Afghanistan engages the Delhi Discourse at Brookings India 

Think Tank Events are a site of performance; various characters fill this space. The diplomat (trying to prepare a briefing note) foreign media correspondents (trying to get a quote) desi scribes trying to find their voice through banal questioning (clearly not reading their subject matter), wannabe social scientists and graduate students vying for internships and folks such as me trying to learn and unabashedly network (I really don’t care for pure ideological strains as life is not a petridish in a laboratory) and retired Babu’s who are fading lights of the cultural elite, vying for attention. Think Tank research staff; clearly nervous and uncomfortable at event management. They did not clearly envisage this job description when they were in top graduate schools in DC. 
Today the Afghan Ambassador to India was dapper, with a Patek Philippe on his wrist and exquisitely gelled hair at Brookings India today morning. He spoke with the precision of a spymaster, and suave of a diplomat. He was rattling off numbers regarding India’s role in the reconstruction of Afghanistan clearly gathered by his research aides. He stressed the anti terror glue which binds Kabul and Delhi and was vehemently anti Taliban, a predisposition he gained probably as the Deputy NSA of the country. 
His Excellency was clearly a people’s man, clicking selfies with the members of the Afghan diaspora in the audience after the talk, taking the media questions in a non premeditated manner. Hawks from Times Now and Republic were present stressing on Haqqani Network and Zawahiri in Karachi which he glided to the third man, as a batsman tackles a over pitched delivery outside the offstump. 

He cited Kejriwal as an example of the ‘Democratic’ squabble between Dr Abdullah and the Dr Ghani. The perennial ‘Great Game’ just got Delhi involved. An American Think Tank mediating outreach and engagement in Delhi’s power corridor is a paradigm shift when there are sarkari institutes/forums available.
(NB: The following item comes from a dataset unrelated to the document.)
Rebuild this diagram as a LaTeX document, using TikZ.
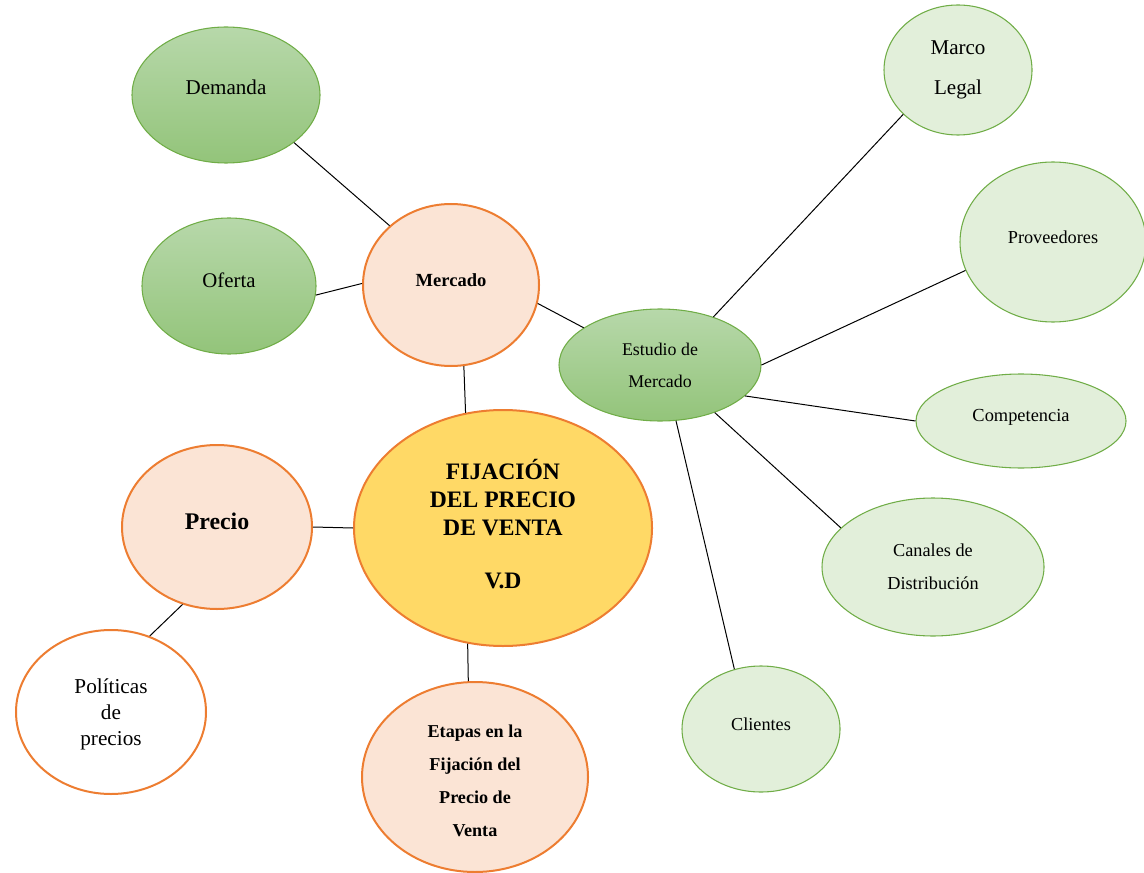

Conversation with Autowala on Digital Disruption 2.0

It’s a blistering 40 plus degree on a near summer afternoon in CP. I ask a group of Autowallahs for a ride home to Kailash Colony. They state a figure which is expat worthy, which I am not sadly anymore. We agree to a 180 rupees, which is around the same range as OLA. A feisty 50 ish gentleman, agrees to ride me home. He has a keen interest in insects, and he explains to me the typological differences of the insects he sees on the road. 
He is however an expert in costing. He explains in detail the income of an OLA driver versus the industrial auto. He is keen on stressing on the foreign income of OLA, which cushions the income of the shared economy participant and the patron. He says ‘it’s the dollar to rupee conversion rate that allows such rates’. Twenty years of driving in erudition. 
He said he rides for twenty odd days a month, as ten days are eaten up in maintenance of the vehicle. He makes a range bound 600-1000 per day out of which he saves 200 rupees, quipping ‘ it is how much you save that matters’ 

May be the shared economy folks can learn some insights.